A Hora – Ex-marido contra ex-mulher e irmãos em coligações opostas. Como explicar que pessoas que tiveram convivência próxima e, acredita-se que visões de mundo parecidas, de repente se separam em uma eleição?

Zanella – Isso só está confirmando que as individualidades estão ficando cada vez mais possíveis de serem externadas. Antigamente tu tinha que ter pensamento único. Hoje se percebe que são duas metades, cada um com seu pensamento. Em algum momento converge, mas também pode divergir.

Camargo – Evidentemente que o caso dos ex-cônjuges é mais fácil de ocorrer, pois uma relação pessoal que não deu certo pode ser transferida para a esfera de disputa política sem problemas. Já o caso dos irmãos, por desconhecer a história pessoal de ambos, podemos sugerir que até mesmo um acerto familiar possa ser a tática utilizada, onde assim, independente de quem entrar, poderá representar o clã no poder. Mas sinceramente não vejo ser este o caso. Pra mim, é uma prova até mesmo de maturidade política de ambos, que poderão defender visões de mundo diferente sem deixar que o lado pessoal seja rompido.

A Hora – A rivalidade familiar pode se sobrepor aos projetos e mudar o cenário eleitoral em algum município?
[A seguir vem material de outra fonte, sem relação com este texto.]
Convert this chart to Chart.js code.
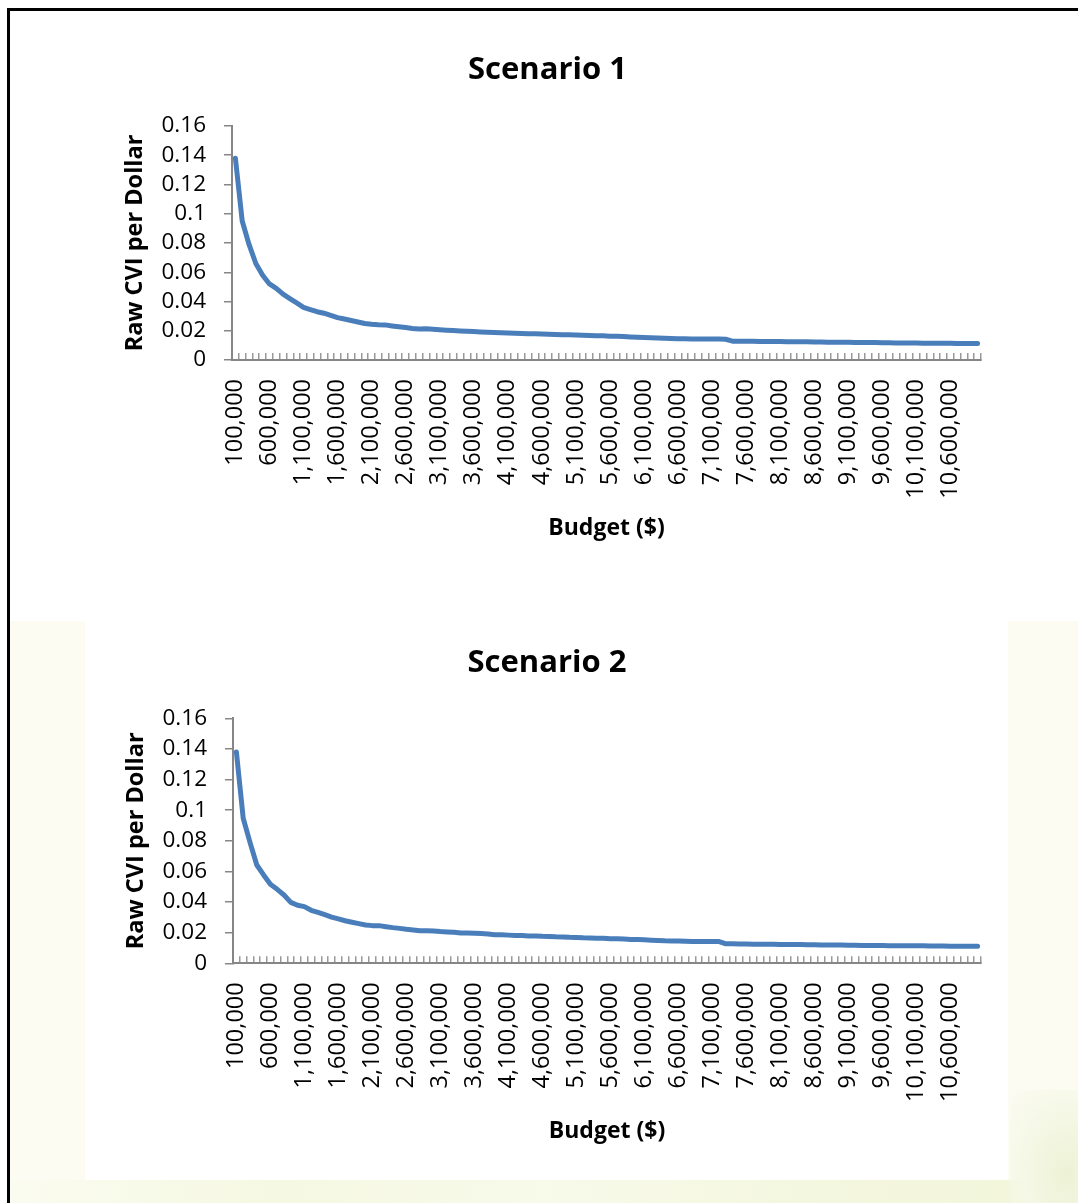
<!DOCTYPE html>
<html>
<head>
<meta charset="utf-8">
<script src="https://cdn.jsdelivr.net/npm/chart.js@4.4.1/dist/chart.umd.min.js"></script>
<style>
  html, body { margin:0; padding:0; background:#ffffff; }
  #page { position:relative; width:1078px; height:1203px; overflow:hidden; background:#ffffff; }
  .layer { position:absolute; }
  canvas { position:absolute; left:0; }
</style>
</head>
<body>
<div id="page">
  <div class="layer" style="left:10px;top:621px;width:1068px;height:582px;background:#fcfcf3;"></div>
  <div class="layer" style="left:10px;top:1180px;width:1068px;height:23px;background:linear-gradient(to right,#fbfcf0 0%,#f5f8e2 25%,#f8faea 50%,#f4f7df 75%,#f2f6da 100%);"></div>
  <div class="layer" style="left:1010px;top:1090px;width:68px;height:113px;background:radial-gradient(ellipse at 85% 75%,#edf2d6 0%,#f5f8e6 55%,rgba(252,252,243,0) 100%);"></div>
  <div class="layer" style="left:85px;top:621px;width:923px;height:559px;background:#ffffff;"></div>
  <div class="layer" style="left:7px;top:8px;width:1075px;height:1200px;border-top:3px solid #000;border-left:3px solid #000;"></div>
  <canvas id="c1" width="1078" height="600" style="top:0px;"></canvas>
  <canvas id="c2" width="1078" height="603" style="top:600px;"></canvas>
</div>
<script>
// ---- Data ----
const budgets = [
  100000, 200000, 300000, 400000, 500000, 600000, 700000, 800000, 900000, 1000000,
  1100000, 1200000, 1300000, 1400000, 1500000, 1600000, 1700000, 1800000, 1900000, 2000000,
  2100000, 2200000, 2300000, 2400000, 2500000, 2600000, 2700000, 2800000, 2900000, 3000000,
  3100000, 3200000, 3300000, 3400000, 3500000, 3600000, 3700000, 3800000, 3900000, 4000000,
  4100000, 4200000, 4300000, 4400000, 4500000, 4600000, 4700000, 4800000, 4900000, 5000000,
  5100000, 5200000, 5300000, 5400000, 5500000, 5600000, 5700000, 5800000, 5900000, 6000000,
  6100000, 6200000, 6300000, 6400000, 6500000, 6600000, 6700000, 6800000, 6900000, 7000000,
  7100000, 7200000, 7300000, 7400000, 7500000, 7600000, 7700000, 7800000, 7900000, 8000000,
  8100000, 8200000, 8300000, 8400000, 8500000, 8600000, 8700000, 8800000, 8900000, 9000000,
  9100000, 9200000, 9300000, 9400000, 9500000, 9600000, 9700000, 9800000, 9900000, 10000000,
  10100000, 10200000, 10300000, 10400000, 10500000, 10600000, 10700000, 10800000, 10900000, 11000000
];
const shownTickLabels = [
  "100,000", "600,000", "1,100,000", "1,600,000", "2,100,000", "2,600,000", "3,100,000",
  "3,600,000", "4,100,000", "4,600,000", "5,100,000", "5,600,000", "6,100,000", "6,600,000",
  "7,100,000", "7,600,000", "8,100,000", "8,600,000", "9,100,000", "9,600,000", "10,100,000", "10,600,000"
];
const yTickValues = [0, 0.02, 0.04, 0.06, 0.08, 0.1, 0.12, 0.14, 0.16];

const scenario1 = [
  0.138, 0.095, 0.079, 0.066, 0.058, 0.052, 0.049, 0.045, 0.042, 0.039,
  0.036, 0.0345, 0.033, 0.032, 0.0305, 0.029, 0.028, 0.027, 0.026, 0.025,
  0.0244, 0.0241, 0.0240, 0.0233, 0.0227, 0.0222, 0.0216, 0.0212, 0.0213, 0.0211,
  0.0207, 0.0204, 0.0201, 0.0199, 0.0197, 0.0195, 0.0192, 0.0190, 0.0188, 0.0186,
  0.0184, 0.0183, 0.0181, 0.0180, 0.0179, 0.0178, 0.0176, 0.0175, 0.0173, 0.0172,
  0.0171, 0.0169, 0.0168, 0.0166, 0.0165, 0.0163, 0.0162, 0.0160, 0.0158, 0.0156,
  0.0154, 0.0152, 0.0150, 0.0148, 0.0147, 0.0146, 0.0145, 0.0144, 0.0144, 0.0143,
  0.0143, 0.0143, 0.0142, 0.0129, 0.0129, 0.0128, 0.0128, 0.0127, 0.0127, 0.0126,
  0.0126, 0.0125, 0.0125, 0.0124, 0.0124, 0.0123, 0.0123, 0.0122, 0.0122, 0.0121,
  0.0121, 0.0120, 0.0120, 0.0119, 0.0119, 0.0118, 0.0118, 0.0117, 0.0117, 0.0116,
  0.0116, 0.0115, 0.0115, 0.0114, 0.0114, 0.0114, 0.0113, 0.0113, 0.0113, 0.0112
];
const scenario2 = [
  0.138, 0.0947, 0.079, 0.0642, 0.0577, 0.0516, 0.0483, 0.0446, 0.0398, 0.0379,
  0.0370, 0.0346, 0.0333, 0.0318, 0.0302, 0.0290, 0.0278, 0.0268, 0.0259, 0.0250,
  0.0246, 0.0246, 0.0239, 0.0233, 0.0228, 0.0222, 0.0218, 0.0213, 0.0213, 0.0211,
  0.0207, 0.0205, 0.0203, 0.0198, 0.0198, 0.0196, 0.0194, 0.0192, 0.0187, 0.0186,
  0.0184, 0.0182, 0.0181, 0.0179, 0.0178, 0.0176, 0.0175, 0.0173, 0.0172, 0.0170,
  0.0169, 0.0167, 0.0166, 0.0164, 0.0163, 0.0161, 0.0160, 0.0158, 0.0156, 0.0155,
  0.0153, 0.0151, 0.0149, 0.0147, 0.0146, 0.0145, 0.0144, 0.0143, 0.0143, 0.0142,
  0.0142, 0.0142, 0.0127, 0.0127, 0.0126, 0.0126, 0.0125, 0.0125, 0.0124, 0.0124,
  0.0123, 0.0123, 0.0122, 0.0122, 0.0121, 0.0121, 0.0120, 0.0120, 0.0119, 0.0119,
  0.0118, 0.0118, 0.0117, 0.0117, 0.0116, 0.0116, 0.0115, 0.0115, 0.0115, 0.0114,
  0.0114, 0.0114, 0.0113, 0.0113, 0.0113, 0.0112, 0.0112, 0.0112, 0.0111, 0.0111
];

const titles = ["Scenario 1", "Scenario 2"];
const yTitle = "Raw CVI per Dollar";
const xTitle = "Budget ($)";

// ---- Rendering ----
const FONT = "'Open Sans', 'DejaVu Sans', sans-serif";
const labels = budgets.map(b => b.toLocaleString('en-US'));
const shownSet = new Set(shownTickLabels);
const axisGray = '#868686';

function makeChart(id, title, values, g) {
  return new Chart(document.getElementById(id), {
    type: 'line',
    data: {
      labels: labels,
      datasets: [{
        data: values,
        borderColor: '#4a7ebb',
        borderWidth: 5,
        pointRadius: 0,
        pointHoverRadius: 0,
        tension: 0,
        fill: false,
        borderCapStyle: 'round',
        borderJoinStyle: 'round'
      }]
    },
    options: {
      responsive: false,
      animation: false,
      devicePixelRatio: 1,
      layout: { padding: g.pad },
      plugins: {
        legend: { display: false },
        tooltip: { enabled: false },
        title: {
          display: true,
          text: title,
          color: '#000',
          font: { family: FONT, size: 31, weight: 'bold', lineHeight: 1.2 },
          padding: g.titlePad
        }
      },
      scales: {
        x: {
          type: 'category',
          offset: true,
          border: { display: true, color: axisGray, width: 2 },
          grid: { offset: true, drawOnChartArea: false, drawTicks: true, tickLength: -7, color: '#999999', lineWidth: 1.5 },
          ticks: {
            autoSkip: false,
            minRotation: 90,
            maxRotation: 90,
            padding: g.xTickPad,
            color: '#000',
            font: { family: FONT, size: 23.5 },
            callback: function(v, i) { const l = this.getLabelForValue(v); return shownSet.has(l) ? l : ''; }
          },
          title: {
            display: true,
            text: xTitle,
            color: '#000',
            font: { family: FONT, size: 23, weight: 'bold', lineHeight: 1.2 },
            padding: { top: 0, bottom: g.xTitlePadBottom }
          },
          afterFit: s => { s.height = g.xHeight; }
        },
        y: {
          min: 0,
          max: 0.16,
          border: { display: true, color: axisGray, width: 2 },
          grid: { drawOnChartArea: false, drawTicks: true, tickLength: 8, color: axisGray, lineWidth: 1.5 },
          afterBuildTicks: s => { s.ticks = yTickValues.map(v => ({ value: v })); },
          ticks: {
            autoSkip: false,
            padding: 18,
            color: '#000',
            font: { family: FONT, size: 22.5 },
            callback: v => String(+(+v).toFixed(2))
          },
          title: {
            display: true,
            text: yTitle,
            color: '#000',
            font: { family: FONT, size: 23.5, weight: 'bold', lineHeight: 1.2 },
            padding: { top: g.yTitlePadTop, bottom: 0 }
          },
          afterFit: s => { s.width = g.yWidth; }
        }
      }
    }
  });
}

makeChart('c1', titles[0], scenario1, {
  pad: { left: 114, right: 97, top: 0, bottom: 40 },
  titlePad: { top: 51.4, bottom: 37.4 },
  yWidth: 118, yTitlePadTop: 7,
  xHeight: 200, xTickPad: 26, xTitlePadBottom: 18.2
});
makeChart('c2', titles[1], scenario2, {
  pad: { left: 113, right: 97, top: 0, bottom: 40 },
  titlePad: { top: 44.8, bottom: 36.3 },
  yWidth: 120, yTitlePadTop: 9,
  xHeight: 199.7, xTickPad: 26, xTitlePadBottom: 17.7
});
</script>
</body>
</html>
Zanella – Pode lá na sinaleira suscitar questões que estão ocultas, que são familiares e pessoais. Se não publicamente, mas certamente nos bastidores, a vida dessas pessoas fica exposta. Normalmente, a vida pessoal do candidato não viria à tona se não fosse um caso desses, pois se foca mais na vida pessoal do que na vida profissional.

Camargo – Como dito anteriormente, temos que saber se a rivalidade familiar desencadeou a rivalidade política ou o contrário é que ocorreu. Há alguns casos onde infelizmente a ideologia antagônica entre membros da mesma família pode desestruturar esta relação pessoal. Sobre rivalidade política se sobrepor a projetos, normalmente é o que ocorre. Infelizmente a política eleitoral é um jogo de disputa por poder e esta disputa se sobrepõe, na ampla maioria das vezes, aos projetos comunitários.